We are writing to the Productivity Commission to request that the below plaque be returned atop Mount Kosciuszko.
From the valley of the Murray River the Polish explorer Paul Edmund Strzelecki ascended these Australian Alps on 15th February 1840.
A „pinnacle, rocky and naked, predominant over several others” was chosen by Strzelecki for a point of trigonometrical survey.
„The particular configuration of this eminence”,
„struck me so forcibly by the similarity it bears to a tumulus elevated in Krakow over the tomb of the patriot Kosciusko, that, although in a foreign country, on foreign ground, but amongst a free people, who appreciate freedom and its votaries, I could not refrain from giving it the name of Mount Kosciusko.”.
This commemorative plaque was unveiled by the Consul General of the Republic of Poland for Australia, New Zealand and Western Samoa, Ladislas Adam de Noskowski Esq.; on the 17th February 1940.
This plaque was removed in the late 90's following the formation of the Kosciuszko National Park Plan of Management Review.
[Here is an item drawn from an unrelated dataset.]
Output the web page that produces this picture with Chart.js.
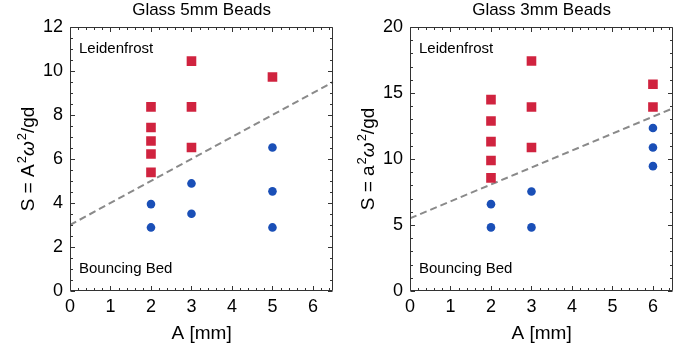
<!DOCTYPE html>
<html><head><meta charset="utf-8">
<script src="https://cdn.jsdelivr.net/npm/chart.js@4"></script>
<style>
html,body{margin:0;padding:0;background:#fff;width:680px;height:351px;overflow:hidden}
canvas{position:absolute;top:0}
</style></head><body>
<canvas id="c1" width="340" height="351" style="left:0"></canvas>
<canvas id="c2" width="340" height="351" style="left:340px"></canvas>
<script>
const xTicks = [0, 1, 2, 3, 4, 5, 6];

// Left panel: Glass 5mm Beads
const leftTitle = 'Glass 5mm Beads';
const leftYTitleParts = ['S = A', '2', 'ω', '2', '/gd'];
const leftYTicks = [0, 2, 4, 6, 8, 10, 12];
const leftLeidenX = [2, 2, 2, 2, 2, 3, 3, 3, 5];
const leftLeidenY = [8.37, 7.43, 6.82, 6.23, 5.39, 10.45, 8.37, 6.52, 9.73];
const leftBounceX = [2, 2, 3, 3, 5, 5, 5];
const leftBounceY = [3.95, 2.89, 4.89, 3.51, 6.52, 4.53, 2.89];
const leftLineX = [0, 6.5];
const leftLineY = [3, 9.5];

// Right panel: Glass 3mm Beads
const rightTitle = 'Glass 3mm Beads';
const rightYTitleParts = ['S = a', '2', 'ω', '2', '/gd'];
const rightYTicks = [0, 5, 10, 15, 20];
const rightLeidenX = [2, 2, 2, 2, 2, 3, 3, 3, 6, 6];
const rightLeidenY = [14.5, 12.88, 11.32, 9.89, 8.57, 17.42, 13.94, 10.87, 15.66, 13.94];
const rightBounceX = [2, 2, 3, 3, 6, 6, 6];
const rightBounceY = [6.58, 4.82, 7.54, 4.82, 12.35, 10.87, 9.46];
const rightLineX = [0, 6.5];
const rightLineY = [5.5, 13.85];

const RED = '#D0233F';
const BLUE = '#1A4FB7';
const FONT = 'Liberation Sans, Arial, sans-serif';

const zip = (xs, ys) => xs.map((x, i) => ({x: x, y: ys[i]}));

const framePlugin = {
  id: 'frameTicks',
  afterDatasetsDraw(chart, args, opts) {
    const ctx = chart.ctx;
    const a = chart.chartArea;
    const xs = chart.scales.x, ys = chart.scales.y;
    ctx.save();
    ctx.strokeStyle = '#333';
    ctx.lineWidth = 1;
    ctx.beginPath();
    const L = Math.round(a.left) + 0.5, R = Math.round(a.right) - 0.5;
    const T = Math.round(a.top) + 0.5, B = Math.round(a.bottom) - 0.5;
    ctx.rect(L, T, R - L, B - T);
    ctx.stroke();
    ctx.beginPath();
    for (let i = 0; i * opts.xMinor <= xs.max + 1e-9; i++) {
      const v = i * opts.xMinor;
      const major = Math.abs(v - Math.round(v)) < 1e-6;
      const len = major ? 4.5 : 2.5;
      const px = Math.round(xs.getPixelForValue(v)) + 0.5;
      ctx.moveTo(px, B); ctx.lineTo(px, B - len);
      ctx.moveTo(px, T); ctx.lineTo(px, T + len);
    }
    for (let i = 0; i * opts.yMinor <= ys.max + 1e-9; i++) {
      const v = i * opts.yMinor;
      const major = Math.abs(v / opts.yMajor - Math.round(v / opts.yMajor)) < 1e-6;
      const len = major ? 4.5 : 2.5;
      const py = Math.round(ys.getPixelForValue(v)) + 0.5;
      ctx.moveTo(L, py); ctx.lineTo(L + len, py);
      ctx.moveTo(R, py); ctx.lineTo(R - len, py);
    }
    ctx.stroke();
    ctx.fillStyle = '#000';
    ctx.textBaseline = 'middle';
    ctx.textAlign = 'left';
    ctx.font = '15px ' + FONT;
    ctx.fillText('Leidenfrost', a.left + 9, a.top + 22);
    ctx.fillText('Bouncing Bed', a.left + 9, a.bottom - 22);
    ctx.textAlign = 'center';
    ctx.font = '17px ' + FONT;
    ctx.fillText(opts.title, (a.left + a.right) / 2, 10);

    // rotated y-axis title with superscripts
    const p = opts.yParts;
    const fonts = ['19px ' + FONT, '13px ' + FONT, 'italic 19px ' + FONT, '13px ' + FONT, '19px ' + FONT];
    const raise = [0, -8, 0, -8, 0];
    const gap = [0, 1, 0, 1, 0];
    let total = 0;
    const widths = p.map((t, i) => { ctx.font = fonts[i]; const w = ctx.measureText(t).width + gap[i]; total += w; return w; });
    ctx.translate(34, (a.top + a.bottom) / 2);
    ctx.rotate(-Math.PI / 2);
    ctx.textAlign = 'left';
    ctx.textBaseline = 'alphabetic';
    let x = -total / 2;
    p.forEach((t, i) => {
      ctx.font = fonts[i];
      ctx.fillText(t, x + gap[i], raise[i]);
      x += widths[i];
    });
    ctx.restore();
  }
};

function makeChart(id, o) {
  return new Chart(document.getElementById(id), {
    type: 'scatter',
    data: {
      datasets: [
        {type: 'line', data: zip(o.lineX, o.lineY), borderColor: '#8a8a8a', borderWidth: 2,
         borderDash: [7, 4], pointRadius: 0, fill: false, order: 3},
        {data: zip(o.leidX, o.leidY), pointStyle: 'rect', pointRadius: 6.8,
         backgroundColor: RED, borderColor: RED, borderWidth: 0, order: 1},
        {data: zip(o.bounceX, o.bounceY), pointStyle: 'circle', pointRadius: 4.3,
         backgroundColor: BLUE, borderColor: BLUE, borderWidth: 0, order: 2}
      ]
    },
    options: {
      responsive: false,
      animation: false,
      events: [],
      layout: {padding: {left: 0, right: 5, top: 27, bottom: 0}},
      plugins: {legend: {display: false}, tooltip: {enabled: false},
        frameTicks: {title: o.title, yParts: o.yParts, xMinor: 0.2, yMinor: o.yMinor, yMajor: o.yMajor}},
      scales: {
        x: {
          type: 'linear', min: 0, max: 6.5,
          afterBuildTicks: s => { s.ticks = xTicks.map(v => ({value: v})); },
          afterFit: s => { s.height = 60; },
          grid: {display: false, drawTicks: false},
          border: {display: false},
          ticks: {font: {family: FONT, size: 18}, color: '#000', padding: 5, maxRotation: 0, autoSkip: false},
          title: {display: true, text: 'A [mm]', font: {family: FONT, size: 19}, color: '#000',
                  padding: {top: 0, bottom: 6}}
        },
        y: {
          type: 'linear', min: 0, max: o.yTicks[o.yTicks.length - 1],
          afterBuildTicks: s => { s.ticks = o.yTicks.map(v => ({value: v})); },
          afterFit: s => { s.width = 70; },
          grid: {display: false, drawTicks: false},
          border: {display: false},
          ticks: {font: {family: FONT, size: 18}, color: '#000', padding: 7, autoSkip: false},
          title: {display: false}
        }
      }
    },
    plugins: [framePlugin]
  });
}

makeChart('c1', {title: leftTitle, yParts: leftYTitleParts, yTicks: leftYTicks, yMinor: 0.5, yMajor: 2,
  leidX: leftLeidenX, leidY: leftLeidenY, bounceX: leftBounceX, bounceY: leftBounceY,
  lineX: leftLineX, lineY: leftLineY});
makeChart('c2', {title: rightTitle, yParts: rightYTitleParts, yTicks: rightYTicks, yMinor: 1, yMajor: 5,
  leidX: rightLeidenX, leidY: rightLeidenY, bounceX: rightBounceX, bounceY: rightBounceY,
  lineX: rightLineX, lineY: rightLineY});
</script>
</body></html>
This review concluded that all previous historical traces will be removed from Mt Kosciuszko, including walking tracks, plaques and wooden huts.
The commomerative plaque was found after much effort by a worker from the Polish Embassy, with the help of Tim Greville, a ranger from the park.
It was found in storage at Jindabyne National Park and is now on display in the Polish Embassy.
The man who discovered and named Mount Kosciusko, Count Paul Edmund Strzelecki was a traveller and researcher, charming, cultured, learned, Polish „émigré”, British knight, explorer, scientist and great humanitarian.
He strongly believed in the power of the human mind and the technical advancement of civilizations. He believed in social justice and also in equal rights for all people, including Indians, Aborigines and Polynesians.
Strzelecki's discovery of gold in New South Wales in 1840 was kept secret at the request of Governor Gipps, who feared that the news would be likely to bring about anarchy. Someone else was given the reward for discovering gold in Australia in 1851, despite the protests of Strzelecki’s friends.
Surely such a plaque of historical importance, honouring the man who discovered and named Mount Kosciuszko would be more appropriate atop this very mountain.
We are asking the Productivity Commission to review the actions of the Kosciuszko National Park Plan of Management Review and restore the historical value of Mount Kosciusko for all Australians to enjoy for generations to come.